Saturday, February 8, 2014

Unittesting your indexes

During FOSDEM PGDay I watched the "Indexes: The neglected performance all-rounder" talk by Markus Winand. Both his talk and the "SQL Performance Explained" book (which is also available online) are great.

The conclusion of the talk is that we should put more effort in carefully designing indexes. But how can we make sure the indexes are really used now and in the future? We need to write some tests for it.

So I wrote a small Python script to test index usage per query. This uses the JSON explain format available in MySQL 5.6. It's just a proof-of-concept so don't expect too much of it yet (but please sent pull requests!).

A short example:
import indextest

class tester(indextest.IndexTester):
    def __init__(self):
        dbparams = { 'user': 'msandbox',
                     'password': 'msandbox',
                     'host': 'localhost',
                     'port': '5615',
                     'database': 'imdb'}
        self.dbparams = dbparams

    def test_query1(self):
        q1 = self.query("SELECT * FROM movies WHERE rank>9.8")
        return q1.testEqual('query_block.table.access_type', 'range')

    def test_query2(self):
        q2 = self.query("SELECT * FROM actors WHERE first_name='Tom'")
        return q2.testEqual('query_block.table.access_type', 'range')

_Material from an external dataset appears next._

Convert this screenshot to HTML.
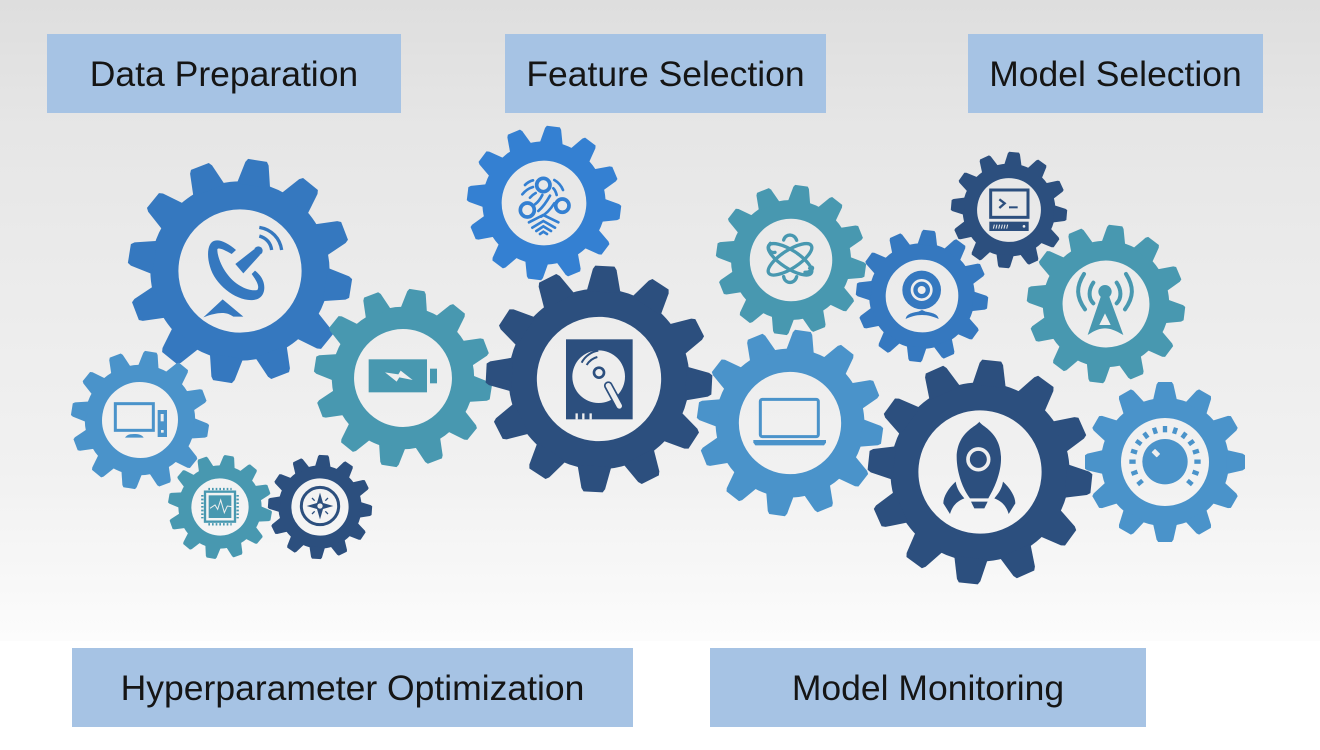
<!DOCTYPE html>
<html><head><meta charset="utf-8"><style>
html,body{margin:0;padding:0;width:1320px;height:750px;overflow:hidden;background:#fff}
#bg{position:absolute;left:0;top:0;width:1320px;height:641px;background:linear-gradient(180deg,#dedede 0,#e6e6e6 130px,#ececec 300px,#f1f1f1 470px,#f7f7f7 570px,#fcfcfc 641px)}
.b{position:absolute;height:79px;background:#a6c3e4;color:#151515;font:35.5px/81px "Liberation Sans",sans-serif;text-align:center;white-space:nowrap}
svg{position:absolute;left:0;top:0}
</style></head><body>
<div id="bg"></div>
<div class="b" style="left:47px;top:34px;width:354px">Data Preparation</div>
<div class="b" style="left:505px;top:34px;width:321px">Feature Selection</div>
<div class="b" style="left:968px;top:34px;width:295px">Model Selection</div>
<div class="b" style="left:72px;top:648px;width:561px">Hyperparameter Optimization</div>
<div class="b" style="left:710px;top:648px;width:436px">Model Monitoring</div>
<svg width="1320" height="750" viewBox="0 0 1320 750" xmlns="http://www.w3.org/2000/svg">
<defs>
<polygon id="t" points="-15,-77 -10.5,-97 -8.5,-100 8.5,-100 10.5,-97 15,-77" fill="currentColor"/>
<g id="gear">
<circle r="67.5" fill="none" stroke="currentColor" stroke-width="25"/>
<use href="#t"/><use href="#t" transform="rotate(30)"/><use href="#t" transform="rotate(60)"/><use href="#t" transform="rotate(90)"/><use href="#t" transform="rotate(120)"/><use href="#t" transform="rotate(150)"/><use href="#t" transform="rotate(180)"/><use href="#t" transform="rotate(210)"/><use href="#t" transform="rotate(240)"/><use href="#t" transform="rotate(270)"/><use href="#t" transform="rotate(300)"/><use href="#t" transform="rotate(330)"/>
</g>
</defs>
<!-- gears -->
<use href="#gear" style="color:#3578bf" transform="translate(240 271) rotate(9) scale(1.12)"/>
<use href="#gear" style="color:#4a93ca" transform="translate(140 420) rotate(9) scale(.69)"/>
<use href="#gear" style="color:#4898b0" transform="translate(403 378) rotate(9) scale(.89)"/>
<use href="#gear" style="color:#4898b0" transform="translate(220 507) rotate(10) scale(.52)"/>
<use href="#gear" style="color:#2c4f7e" transform="translate(320 507) rotate(4) scale(.52)"/>
<use href="#gear" style="color:#3480d2" transform="translate(544 203) rotate(7) scale(.77)"/>
<use href="#gear" style="color:#2c4f7e" transform="translate(599 379) rotate(3) scale(1.13)"/>
<use href="#gear" style="color:#4898b0" transform="translate(791 260) rotate(8) scale(.75)"/>
<use href="#gear" style="color:#4a93ca" transform="translate(790 423) rotate(8) scale(.93)"/>
<use href="#gear" style="color:#2c4f7e" transform="translate(1009 210) rotate(5) scale(.58)"/>
<use href="#gear" style="color:#3578bf" transform="translate(922 296) rotate(6) scale(.66)"/>
<use href="#gear" style="color:#4898b0" transform="translate(1106 304) rotate(7) scale(.79)"/>
<use href="#gear" style="color:#2c4f7e" transform="translate(980 472) rotate(6) scale(1.12)"/>
<use href="#gear" style="color:#4a93ca" transform="translate(1165 462) rotate(0) scale(.8)"/>

<!-- satellite dish -->
<g transform="translate(180 210) scale(.33333)" fill="#3578bf">
 <path d="M105 92C85 95 78 130 90 170C105 225 170 275 220 270C250 268 258 240 250 215C245 200 235 190 225 182L215 192C228 210 240 228 232 240C205 245 165 225 140 190C125 170 112 140 112 118C115 112 130 118 155 132L168 120C145 100 120 88 105 92Z"/>
 <path d="M166 162L222 118L240 135L190 190Z"/>
 <circle cx="235" cy="122" r="13"/>
 <path d="M238 78C262 85 272 100 275 120M238 52C275 58 300 85 305 120" fill="none" stroke="#3578bf" stroke-width="10"/>
 <path d="M70 322L128 268L190 320L160 320C140 305 115 305 70 322Z"/>
</g>

<!-- left icons -->
<g transform="translate(60 120) scale(.33333)">
 <g fill="#4898b0">
  <rect x="926" y="718" width="175" height="99"/><rect x="1110" y="746" width="21" height="44"/>
  <path d="M975 757L1015 763L1022 752L1058 780L1018 772L1010 785Z" fill="#eeeeee"/>
 </g>
 <g fill="#4a93ca" stroke="none">
  <rect x="166" y="851" width="114" height="80" fill="none" stroke="#4a93ca" stroke-width="9"/>
  <path d="M195 953C200 944 210 942 222 942C236 942 246 944 251 953Z"/>
  <rect x="293" y="870" width="28" height="81"/><rect x="302" y="882" width="9" height="22" fill="#eee"/><rect x="303" y="930" width="8" height="8" fill="#eee"/>
 </g>
 <g fill="none" stroke="#4898b0">
  <rect x="435" y="1115" width="90" height="90" stroke-width="7"/>
  <rect x="446" y="1126" width="68" height="68" fill="#4898b0" stroke="none"/>
  <path d="M450 1165L465 1155L473 1168L482 1140L493 1178L502 1158L515 1160" stroke="#eee" stroke-width="3"/>
  <path d="M445 1107H515M445 1213H515M427 1125V1195M533 1125V1195" stroke-width="7" stroke-dasharray="5 6"/>
 </g>
 <g fill="#2c4f7e">
  <circle cx="780" cy="1158" r="56" fill="none" stroke="#2c4f7e" stroke-width="9"/>
  <path d="M780 1118L789 1149L820 1158L789 1167L780 1198L771 1167L740 1158L771 1149Z"/>
  <circle cx="780" cy="1158" r="8" fill="#eee"/>
  <path d="M756 1134L764 1142M804 1134L796 1142M756 1182L764 1174M804 1182L796 1174" stroke="#2c4f7e" stroke-width="4"/>
 </g>
</g>

<!-- fingerprint -->
<g transform="translate(505 165) scale(.33333)" fill="none" stroke="#3480d2" stroke-linecap="round">
 <g stroke-width="11">
  <circle cx="115" cy="60" r="20"/><circle cx="67" cy="135" r="21"/><circle cx="172" cy="122" r="20"/>
 </g>
 <g stroke-width="8">
  <path d="M60 60C68 52 76 48 84 46M52 88C60 78 70 70 84 66M75 98C80 92 85 88 92 84M148 45C160 52 168 60 174 75M145 70C150 75 153 82 155 90"/>
  <path d="M135 92C125 110 115 125 100 138M112 90C106 102 98 112 90 118M148 115C135 135 122 148 108 155"/>
  <path d="M72 172L115 150L160 172M82 188L115 168L150 188M94 198L115 184L138 198M105 207L115 200L126 207"/>
 </g>
</g>

<!-- center icons -->
<g transform="translate(460 120) scale(.33333)">
 <rect x="318" y="658" width="200" height="240" fill="#2c4f7e"/>
 <circle cx="416" cy="770" r="79" fill="#eee"/>
 <circle cx="417" cy="758" r="15" fill="none" stroke="#2c4f7e" stroke-width="8"/>
 <path d="M365 728C375 708 395 695 415 692M380 735C388 722 400 714 412 711" fill="none" stroke="#2c4f7e" stroke-width="6"/>
 <path d="M445 797L478 858" stroke="#2c4f7e" stroke-width="26" stroke-linecap="round"/>
 <path d="M445 797L478 858" stroke="#eee" stroke-width="16" stroke-linecap="round"/>
 <path d="M350 880V898M370 880V898M392 880V898" stroke="#eee" stroke-width="7"/>
 <g fill="#4a93ca">
  <rect x="901" y="838" width="174" height="112" rx="6" fill="none" stroke="#4a93ca" stroke-width="9"/>
  <path d="M880 960H1098V968L1092 976H886L880 968Z"/>
 </g>
</g>

<!-- atom -->
<g transform="translate(755 225) scale(.33333)" fill="none" stroke="#4898b0" stroke-width="10" stroke-linecap="round">
 <ellipse cx="105" cy="103" rx="76" ry="27" transform="rotate(-33 105 103)"/>
 <ellipse cx="105" cy="103" rx="76" ry="27" transform="rotate(33 105 103)"/>
 <path d="M86 45C92 25 118 25 125 46M86 155C90 178 120 178 125 155M46 55C34 68 44 86 60 82M164 130C178 118 176 142 150 142"/>
</g>

<!-- right icons -->
<g transform="translate(860 140) scale(.33333)">
 <g fill="#2c4f7e">
  <rect x="392" y="150" width="112" height="82" fill="none" stroke="#2c4f7e" stroke-width="9"/>
  <path d="M418 178L434 190L418 204" fill="none" stroke="#2c4f7e" stroke-width="7"/>
  <rect x="447" y="199" width="26" height="6"/>
  <rect x="388" y="245" width="118" height="28"/>
  <path d="M400 266l3-12M408 266l3-12M416 266l3-12M424 266l3-12M432 266l3-12M440 266l3-12" stroke="#eee" stroke-width="3"/>
  <circle cx="492" cy="259" r="4" fill="#eee"/>
 </g>
 <g fill="#3578bf">
  <circle cx="185" cy="450" r="58"/>
  <circle cx="185" cy="450" r="29" fill="none" stroke="#eee" stroke-width="8"/>
  <circle cx="185" cy="450" r="12" fill="#eee"/>
  <path d="M137 537C140 520 160 518 175 515L186 510L197 515C212 518 233 520 236 537C220 530 205 525 186 525C167 525 152 530 137 537Z"/>
 </g>
 <g fill="#4a93ca">
  <circle cx="915" cy="965" r="68"/>
  <rect x="880" y="928" width="15" height="22" rx="2" fill="#eee" transform="rotate(-45 888 939)"/>
  <g stroke="#4a93ca" stroke-width="13" stroke-linecap="butt">
   <path d="M915 858V877" transform="rotate(-130 915 965)"/><path d="M915 858V877" transform="rotate(-110 915 965)"/><path d="M915 858V877" transform="rotate(-90 915 965)"/><path d="M915 858V877" transform="rotate(-72 915 965)"/><path d="M915 858V877" transform="rotate(-54 915 965)"/><path d="M915 858V877" transform="rotate(-36 915 965)"/><path d="M915 858V877" transform="rotate(-18 915 965)"/><path d="M915 858V877"/><path d="M915 858V877" transform="rotate(18 915 965)"/><path d="M915 858V877" transform="rotate(36 915 965)"/><path d="M915 858V877" transform="rotate(54 915 965)"/><path d="M915 858V877" transform="rotate(72 915 965)"/><path d="M915 858V877" transform="rotate(90 915 965)"/><path d="M915 858V877" transform="rotate(110 915 965)"/><path d="M915 858V877" transform="rotate(130 915 965)"/>
  </g>
 </g>
</g>

<!-- rocket -->
<g transform="translate(925 410) scale(.33333)" fill="#2c4f7e">
 <path d="M163 35C170 50 225 65 228 140C230 190 205 240 190 265H135C115 240 95 190 95 140C98 65 155 50 163 35Z"/>
 <circle cx="160" cy="148" r="31" fill="none" stroke="#eee" stroke-width="11"/>
 <path d="M138 275H188L178 295H148Z"/>
 <path d="M92 215C70 235 55 260 55 280L75 312C80 295 90 275 118 265C105 250 95 235 92 215Z"/>
 <path d="M234 215C256 235 271 260 271 280L251 312C246 295 236 275 208 265C221 250 231 235 234 215Z"/>
</g>

<!-- antenna -->
<g transform="translate(1060 260) scale(.33333)" fill="#4898b0">
 <circle cx="135" cy="95" r="20"/>
 <path d="M124 105H146L190 225C165 210 150 205 135 205C120 205 105 210 83 225Z"/>
 <path d="M135 160L118 195H152Z" fill="#eee"/>
 <path d="M100 68C85 90 85 115 100 130M170 68C185 90 185 115 170 130M72 42C48 80 48 110 75 148M198 42C222 80 222 110 195 148" fill="none" stroke="#4898b0" stroke-width="12" stroke-linecap="round"/>
</g>
</svg>
</body></html>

    def test_query3(self):
        q3 = self.query("SELECT * FROM actors WHERE first_name='%Tom'")
        return q3.testEqual('query_block.table.key', 'idx_first_name')

run = tester()
$ ./ 
Query: SELECT * FROM movies WHERE rank>9.8
Test: query_block.table.access_type == range
Result: range == range: True

Query: SELECT * FROM actors WHERE first_name='Tom'
Test: query_block.table.access_type == range
Result: range == ref: False

Query: SELECT * FROM actors WHERE first_name='%Tom'
Test: query_block.table.key == idx_first_name
Result: idx_first_name == idx_first_name: True

Tested 3 queries, Pass: 2, Fail: 1

The code is available on github

1 comment:

  1. that's a nice idea. One thing that comes to my mind is index selectivity, and, unless you have an exact copy of your production data, the plans might different between production and test environments.

    Maybe it's better to set the PostgreSQL setting like this:

    auto_explain.log_min_duration = 0

    So all plans are logged in production, and we can use a Batch Processor to scan it and validate that all queries use the right indexes that we expect them to do.